The merchandise subject to suspension of liquidation based on this determination is limited to mixed-wax candles containing up to 87.80 percent of palm and/or other vegetable oil-based waxes mixed with petroleum wax candles. CBP shall require a cash deposit in the amount of 108.30 percent for all such unliquidated entries, which is the most recently calculated PRC-wide rate. See Amended Notice of Final Results of Antidumping Duty Administrative Review: Petroleum Wax Candles from the People's Republic of China, 69 FR 20858, 20859 (April 19, 2004).

This suspension of liquidation will remain in effect until further notice.

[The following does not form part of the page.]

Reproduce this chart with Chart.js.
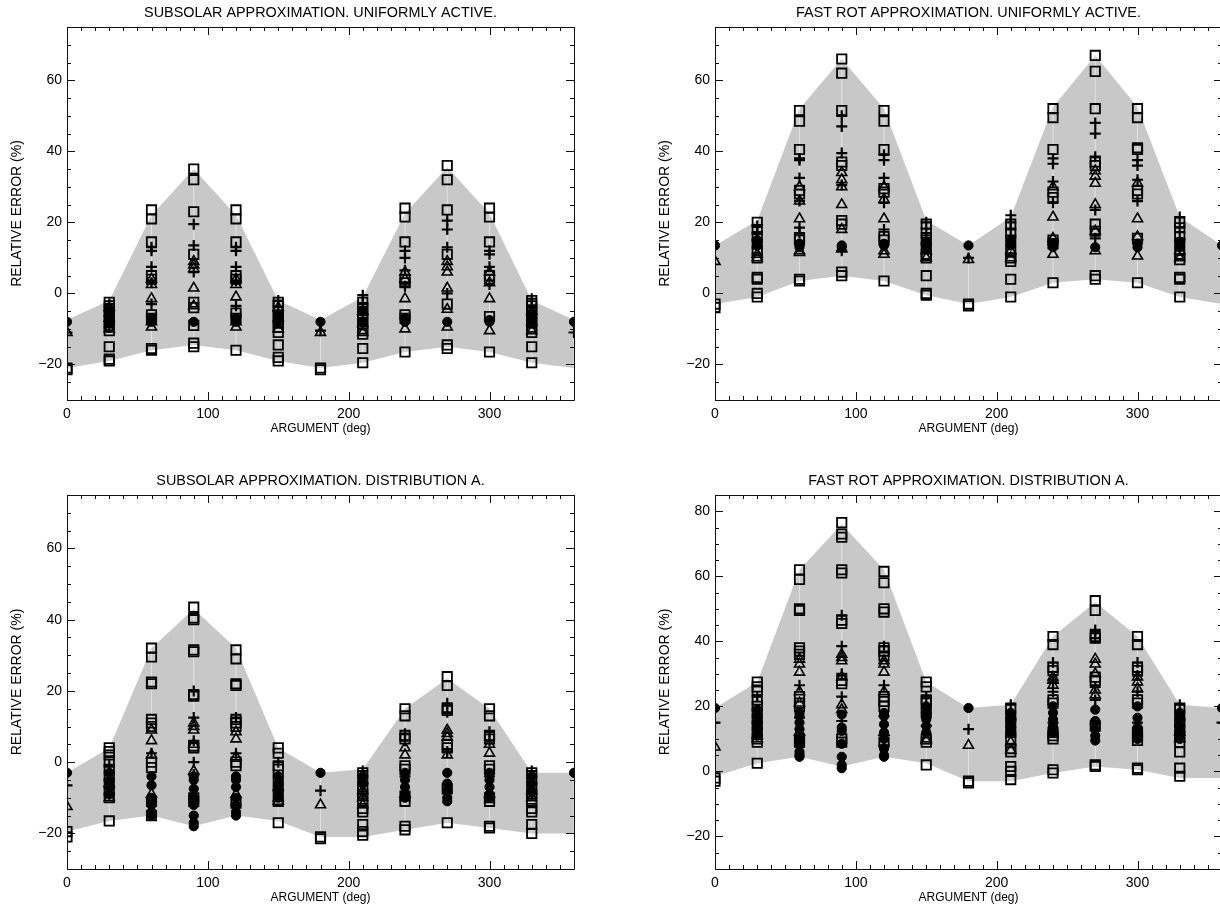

International Trade Commission Notification

In accordance with section 781(d) of the Act, we have notified the ITC of the proposed inclusion of mixed-wax candles in the antidumping duty order on petroleum wax candles from the PRC. Pursuant to section 781(e)(2) of the Act, the ITC has determined that consultations are not necessary. See May 23, 2006, Additional Information, at Attachment 5.

Public Comment

The Department will be setting a briefing schedule following the publication of this preliminary determination.

Final Determination

The final determination will be issued not later than ninety days from the date of publication of this notice.

This determination is issued and published in accordance with section 781(d) of the Act and section 351.225(j) of the Department's regulations.

Dated: May 23, 2006. David M. Spooner, Assistant Secretaryfor Import Administration.